A similar position is taken by the Congressional Black Caucus, which recently sent an unusually strong letter to Sen. Majority Leader Tom Daschle demanding that he use his influence to expedite the selection of Senate conferees. But neither the administration, nor Gramm on its behalf, is inclined to budge on the issue, preventing any breakthrough.

Oil Revenues to Buy Jets

Like a number of other Sudan specialists, Prendergast argues that time to bring the parties to a final settlement may be fast running out.

“Nine months have been spent primarily haggling over humanitarian agreements rather than focusing on the war’s root causes,” according to the report. “Khartoum is using oil revenues to buy increasingly lethal weapons, including MiG fighters from Russia. The SPLA is boosting its manpower and has also acquired more lethal arms.
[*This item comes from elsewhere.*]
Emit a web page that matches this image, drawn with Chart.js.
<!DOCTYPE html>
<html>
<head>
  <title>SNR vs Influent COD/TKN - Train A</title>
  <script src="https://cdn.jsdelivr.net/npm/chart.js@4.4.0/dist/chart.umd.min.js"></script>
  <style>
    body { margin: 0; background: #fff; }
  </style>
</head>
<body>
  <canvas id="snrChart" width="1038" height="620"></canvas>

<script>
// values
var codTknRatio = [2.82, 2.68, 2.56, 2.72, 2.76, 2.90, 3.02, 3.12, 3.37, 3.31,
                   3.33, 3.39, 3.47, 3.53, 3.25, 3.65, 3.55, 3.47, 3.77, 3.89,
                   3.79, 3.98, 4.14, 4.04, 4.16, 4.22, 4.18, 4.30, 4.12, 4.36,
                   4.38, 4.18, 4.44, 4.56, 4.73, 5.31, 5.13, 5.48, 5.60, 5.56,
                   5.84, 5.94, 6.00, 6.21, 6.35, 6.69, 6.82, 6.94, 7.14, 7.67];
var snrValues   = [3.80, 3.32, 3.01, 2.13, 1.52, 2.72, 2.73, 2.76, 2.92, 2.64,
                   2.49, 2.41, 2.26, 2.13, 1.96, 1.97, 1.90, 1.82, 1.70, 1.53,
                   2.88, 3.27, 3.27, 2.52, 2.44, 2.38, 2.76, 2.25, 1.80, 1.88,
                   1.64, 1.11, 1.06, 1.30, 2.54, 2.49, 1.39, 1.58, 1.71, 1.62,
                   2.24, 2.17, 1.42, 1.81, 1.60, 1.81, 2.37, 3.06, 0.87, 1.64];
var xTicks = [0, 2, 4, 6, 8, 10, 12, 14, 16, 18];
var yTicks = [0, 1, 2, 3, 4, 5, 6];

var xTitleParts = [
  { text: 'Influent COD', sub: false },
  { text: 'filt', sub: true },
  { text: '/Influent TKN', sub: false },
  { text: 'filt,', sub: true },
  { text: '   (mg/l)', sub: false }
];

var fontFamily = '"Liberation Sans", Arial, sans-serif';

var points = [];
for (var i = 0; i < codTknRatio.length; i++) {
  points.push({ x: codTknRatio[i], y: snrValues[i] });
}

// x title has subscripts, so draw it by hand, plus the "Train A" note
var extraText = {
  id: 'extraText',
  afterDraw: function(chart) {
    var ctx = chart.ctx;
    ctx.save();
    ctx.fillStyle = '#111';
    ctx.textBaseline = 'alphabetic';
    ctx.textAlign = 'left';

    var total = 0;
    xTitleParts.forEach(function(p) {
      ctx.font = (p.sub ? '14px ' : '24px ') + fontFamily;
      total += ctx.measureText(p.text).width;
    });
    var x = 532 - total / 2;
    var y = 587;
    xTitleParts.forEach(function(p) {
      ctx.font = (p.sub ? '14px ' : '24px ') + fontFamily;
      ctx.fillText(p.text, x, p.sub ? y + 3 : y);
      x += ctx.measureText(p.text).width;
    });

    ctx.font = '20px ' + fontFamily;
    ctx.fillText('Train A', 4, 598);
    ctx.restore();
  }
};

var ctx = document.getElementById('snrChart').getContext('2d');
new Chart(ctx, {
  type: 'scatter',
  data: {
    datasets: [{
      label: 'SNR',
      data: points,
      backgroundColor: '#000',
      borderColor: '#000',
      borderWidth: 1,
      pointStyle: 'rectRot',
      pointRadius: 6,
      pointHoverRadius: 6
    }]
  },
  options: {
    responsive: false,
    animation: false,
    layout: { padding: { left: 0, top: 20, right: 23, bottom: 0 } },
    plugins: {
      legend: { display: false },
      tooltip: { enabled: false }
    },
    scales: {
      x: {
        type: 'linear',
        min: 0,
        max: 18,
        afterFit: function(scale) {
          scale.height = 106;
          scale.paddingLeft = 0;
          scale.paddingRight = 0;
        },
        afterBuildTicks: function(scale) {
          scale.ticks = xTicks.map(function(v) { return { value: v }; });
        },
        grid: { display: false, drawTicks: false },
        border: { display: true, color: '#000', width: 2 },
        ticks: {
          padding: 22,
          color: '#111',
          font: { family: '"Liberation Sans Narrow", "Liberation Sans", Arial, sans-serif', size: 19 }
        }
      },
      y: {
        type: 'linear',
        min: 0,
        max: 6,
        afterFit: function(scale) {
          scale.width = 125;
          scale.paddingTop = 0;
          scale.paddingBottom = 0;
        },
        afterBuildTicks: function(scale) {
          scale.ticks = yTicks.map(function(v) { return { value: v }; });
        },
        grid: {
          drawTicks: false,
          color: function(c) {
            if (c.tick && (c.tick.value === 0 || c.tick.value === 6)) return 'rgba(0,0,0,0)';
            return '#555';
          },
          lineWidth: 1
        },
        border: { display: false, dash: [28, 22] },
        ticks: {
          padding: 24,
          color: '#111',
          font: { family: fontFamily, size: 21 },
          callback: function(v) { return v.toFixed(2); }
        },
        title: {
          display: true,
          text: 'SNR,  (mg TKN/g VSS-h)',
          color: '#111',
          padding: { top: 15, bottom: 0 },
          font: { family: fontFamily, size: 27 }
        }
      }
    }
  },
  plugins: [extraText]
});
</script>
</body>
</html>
January to June 2002 saw the bloodiest battles yet in the 19-year war.”

Unless the SPLA can mount an effective counter-offensive to the government’s recently concluded dry-season campaign, the military situation will be effectively stalemated, at least until the next dry season when Khartoum’s forces, backed by more and better weapons, will try once again to extend its control southwards to open new oil fields for production.

That is why, according to the ICG, maximum pressure to achieve success in Nairobi, where the United States, Britain, and Norway all have official observer status, is required.

“The window of opportunity for peace in Sudan is beginning to close,” according to the report. “A much more robust effort must be undertaken both by the IGAD states and, in their support, the international community if peace is to be made.” That means “the deployment of serious leverage,” according to Prendergast.